■ DATASET EXCERPT ■
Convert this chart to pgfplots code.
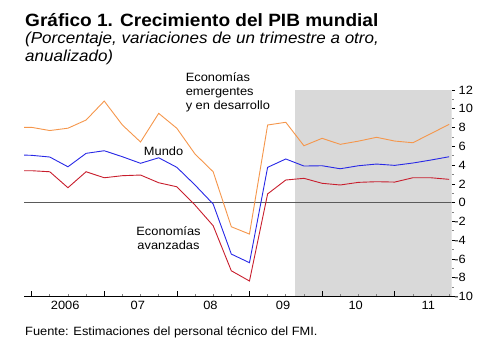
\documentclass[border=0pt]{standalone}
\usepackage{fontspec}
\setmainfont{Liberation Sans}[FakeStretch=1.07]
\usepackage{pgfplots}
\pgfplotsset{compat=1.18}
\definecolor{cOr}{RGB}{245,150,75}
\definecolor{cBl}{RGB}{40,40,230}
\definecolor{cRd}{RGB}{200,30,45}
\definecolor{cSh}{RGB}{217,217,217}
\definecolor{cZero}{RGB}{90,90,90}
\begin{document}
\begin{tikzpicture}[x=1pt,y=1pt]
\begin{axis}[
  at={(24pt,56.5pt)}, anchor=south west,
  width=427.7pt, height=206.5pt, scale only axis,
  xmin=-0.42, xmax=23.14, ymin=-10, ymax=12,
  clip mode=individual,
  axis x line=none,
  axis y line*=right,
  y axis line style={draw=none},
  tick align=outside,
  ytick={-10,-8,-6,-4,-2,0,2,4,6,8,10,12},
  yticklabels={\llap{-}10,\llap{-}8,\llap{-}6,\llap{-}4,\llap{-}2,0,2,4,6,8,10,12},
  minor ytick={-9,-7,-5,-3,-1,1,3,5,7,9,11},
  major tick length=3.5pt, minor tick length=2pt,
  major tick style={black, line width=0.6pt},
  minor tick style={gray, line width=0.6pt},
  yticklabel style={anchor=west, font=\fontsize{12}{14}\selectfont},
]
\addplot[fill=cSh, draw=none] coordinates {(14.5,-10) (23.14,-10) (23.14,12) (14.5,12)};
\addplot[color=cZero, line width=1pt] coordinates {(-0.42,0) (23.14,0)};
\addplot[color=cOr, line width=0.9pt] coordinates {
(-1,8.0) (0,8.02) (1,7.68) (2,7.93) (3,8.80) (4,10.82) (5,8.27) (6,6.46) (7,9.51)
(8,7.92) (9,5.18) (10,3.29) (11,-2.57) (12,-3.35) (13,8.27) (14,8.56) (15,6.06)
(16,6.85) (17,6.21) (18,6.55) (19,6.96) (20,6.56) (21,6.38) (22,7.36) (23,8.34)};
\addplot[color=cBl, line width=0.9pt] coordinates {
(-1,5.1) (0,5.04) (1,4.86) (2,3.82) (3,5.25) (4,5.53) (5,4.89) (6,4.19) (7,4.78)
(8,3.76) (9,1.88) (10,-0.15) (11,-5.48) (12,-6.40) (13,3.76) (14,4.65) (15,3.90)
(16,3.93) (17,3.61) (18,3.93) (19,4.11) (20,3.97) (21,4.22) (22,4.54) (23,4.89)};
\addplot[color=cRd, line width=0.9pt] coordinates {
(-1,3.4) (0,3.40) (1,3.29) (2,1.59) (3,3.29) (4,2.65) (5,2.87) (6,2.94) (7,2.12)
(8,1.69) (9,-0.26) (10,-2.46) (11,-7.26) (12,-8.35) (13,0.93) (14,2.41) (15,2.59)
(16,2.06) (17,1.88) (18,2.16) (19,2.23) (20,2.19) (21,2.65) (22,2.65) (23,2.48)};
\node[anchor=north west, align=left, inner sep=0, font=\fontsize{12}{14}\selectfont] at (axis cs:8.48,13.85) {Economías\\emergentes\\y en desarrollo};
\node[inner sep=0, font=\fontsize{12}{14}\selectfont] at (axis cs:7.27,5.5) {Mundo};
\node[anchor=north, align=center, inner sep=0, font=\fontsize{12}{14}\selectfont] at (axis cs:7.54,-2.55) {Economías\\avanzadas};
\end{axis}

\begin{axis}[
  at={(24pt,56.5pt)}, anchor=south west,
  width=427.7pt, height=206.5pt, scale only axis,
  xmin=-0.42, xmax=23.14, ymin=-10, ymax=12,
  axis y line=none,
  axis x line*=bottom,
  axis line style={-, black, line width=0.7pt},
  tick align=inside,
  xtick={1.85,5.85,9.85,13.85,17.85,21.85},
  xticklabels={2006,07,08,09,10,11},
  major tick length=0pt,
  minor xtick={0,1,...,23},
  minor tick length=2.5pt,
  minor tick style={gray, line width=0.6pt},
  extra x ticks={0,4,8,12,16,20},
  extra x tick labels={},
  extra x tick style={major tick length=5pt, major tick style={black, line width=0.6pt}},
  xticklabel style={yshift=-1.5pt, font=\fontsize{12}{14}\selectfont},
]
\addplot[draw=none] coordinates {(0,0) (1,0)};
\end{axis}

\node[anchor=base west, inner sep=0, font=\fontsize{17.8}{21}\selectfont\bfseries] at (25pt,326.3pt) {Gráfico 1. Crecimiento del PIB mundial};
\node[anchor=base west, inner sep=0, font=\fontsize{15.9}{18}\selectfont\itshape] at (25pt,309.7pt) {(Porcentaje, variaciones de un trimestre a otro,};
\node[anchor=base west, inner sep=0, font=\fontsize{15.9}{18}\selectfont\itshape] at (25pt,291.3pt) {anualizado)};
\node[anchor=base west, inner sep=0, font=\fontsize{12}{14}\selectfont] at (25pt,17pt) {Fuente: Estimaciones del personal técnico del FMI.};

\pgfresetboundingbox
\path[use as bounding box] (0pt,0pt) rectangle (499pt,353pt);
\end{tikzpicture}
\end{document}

■ WHAT IS BEING ASKED ■
Repeat the material exactly as it reads, without any of its pictures.

■ RESULT ■
Convert this chart to pgfplots code.
\documentclass[border=0pt]{standalone}
\usepackage{fontspec}
\setmainfont{Liberation Sans}[FakeStretch=1.07]
\usepackage{pgfplots}
\pgfplotsset{compat=1.18}
\definecolor{cOr}{RGB}{245,150,75}
\definecolor{cBl}{RGB}{40,40,230}
\definecolor{cRd}{RGB}{200,30,45}
\definecolor{cSh}{RGB}{217,217,217}
\definecolor{cZero}{RGB}{90,90,90}
\begin{document}
\begin{tikzpicture}[x=1pt,y=1pt]
\begin{axis}[
  at={(24pt,56.5pt)}, anchor=south west,
  width=427.7pt, height=206.5pt, scale only axis,
  xmin=-0.42, xmax=23.14, ymin=-10, ymax=12,
  clip mode=individual,
  axis x line=none,
  axis y line*=right,
  y axis line style={draw=none},
  tick align=outside,
  ytick={-10,-8,-6,-4,-2,0,2,4,6,8,10,12},
  yticklabels={\llap{-}10,\llap{-}8,\llap{-}6,\llap{-}4,\llap{-}2,0,2,4,6,8,10,12},
  minor ytick={-9,-7,-5,-3,-1,1,3,5,7,9,11},
  major tick length=3.5pt, minor tick length=2pt,
  major tick style={black, line width=0.6pt},
  minor tick style={gray, line width=0.6pt},
  yticklabel style={anchor=west, font=\fontsize{12}{14}\selectfont},
]
\addplot[fill=cSh, draw=none] coordinates {(14.5,-10) (23.14,-10) (23.14,12) (14.5,12)};
\addplot[color=cZero, line width=1pt] coordinates {(-0.42,0) (23.14,0)};
\addplot[color=cOr, line width=0.9pt] coordinates {
(-1,8.0) (0,8.02) (1,7.68) (2,7.93) (3,8.80) (4,10.82) (5,8.27) (6,6.46) (7,9.51)
(8,7.92) (9,5.18) (10,3.29) (11,-2.57) (12,-3.35) (13,8.27) (14,8.56) (15,6.06)
(16,6.85) (17,6.21) (18,6.55) (19,6.96) (20,6.56) (21,6.38) (22,7.36) (23,8.34)};
\addplot[color=cBl, line width=0.9pt] coordinates {
(-1,5.1) (0,5.04) (1,4.86) (2,3.82) (3,5.25) (4,5.53) (5,4.89) (6,4.19) (7,4.78)
(8,3.76) (9,1.88) (10,-0.15) (11,-5.48) (12,-6.40) (13,3.76) (14,4.65) (15,3.90)
(16,3.93) (17,3.61) (18,3.93) (19,4.11) (20,3.97) (21,4.22) (22,4.54) (23,4.89)};
\addplot[color=cRd, line width=0.9pt] coordinates {
(-1,3.4) (0,3.40) (1,3.29) (2,1.59) (3,3.29) (4,2.65) (5,2.87) (6,2.94) (7,2.12)
(8,1.69) (9,-0.26) (10,-2.46) (11,-7.26) (12,-8.35) (13,0.93) (14,2.41) (15,2.59)
(16,2.06) (17,1.88) (18,2.16) (19,2.23) (20,2.19) (21,2.65) (22,2.65) (23,2.48)};
\node[anchor=north west, align=left, inner sep=0, font=\fontsize{12}{14}\selectfont] at (axis cs:8.48,13.85) {Economías\\emergentes\\y en desarrollo};
\node[inner sep=0, font=\fontsize{12}{14}\selectfont] at (axis cs:7.27,5.5) {Mundo};
\node[anchor=north, align=center, inner sep=0, font=\fontsize{12}{14}\selectfont] at (axis cs:7.54,-2.55) {Economías\\avanzadas};
\end{axis}

\begin{axis}[
  at={(24pt,56.5pt)}, anchor=south west,
  width=427.7pt, height=206.5pt, scale only axis,
  xmin=-0.42, xmax=23.14, ymin=-10, ymax=12,
  axis y line=none,
  axis x line*=bottom,
  axis line style={-, black, line width=0.7pt},
  tick align=inside,
  xtick={1.85,5.85,9.85,13.85,17.85,21.85},
  xticklabels={2006,07,08,09,10,11},
  major tick length=0pt,
  minor xtick={0,1,...,23},
  minor tick length=2.5pt,
  minor tick style={gray, line width=0.6pt},
  extra x ticks={0,4,8,12,16,20},
  extra x tick labels={},
  extra x tick style={major tick length=5pt, major tick style={black, line width=0.6pt}},
  xticklabel style={yshift=-1.5pt, font=\fontsize{12}{14}\selectfont},
]
\addplot[draw=none] coordinates {(0,0) (1,0)};
\end{axis}

\node[anchor=base west, inner sep=0, font=\fontsize{17.8}{21}\selectfont\bfseries] at (25pt,326.3pt) {Gráfico 1. Crecimiento del PIB mundial};
\node[anchor=base west, inner sep=0, font=\fontsize{15.9}{18}\selectfont\itshape] at (25pt,309.7pt) {(Porcentaje, variaciones de un trimestre a otro,};
\node[anchor=base west, inner sep=0, font=\fontsize{15.9}{18}\selectfont\itshape] at (25pt,291.3pt) {anualizado)};
\node[anchor=base west, inner sep=0, font=\fontsize{12}{14}\selectfont] at (25pt,17pt) {Fuente: Estimaciones del personal técnico del FMI.};

\pgfresetboundingbox
\path[use as bounding box] (0pt,0pt) rectangle (499pt,353pt);
\end{tikzpicture}
\end{document}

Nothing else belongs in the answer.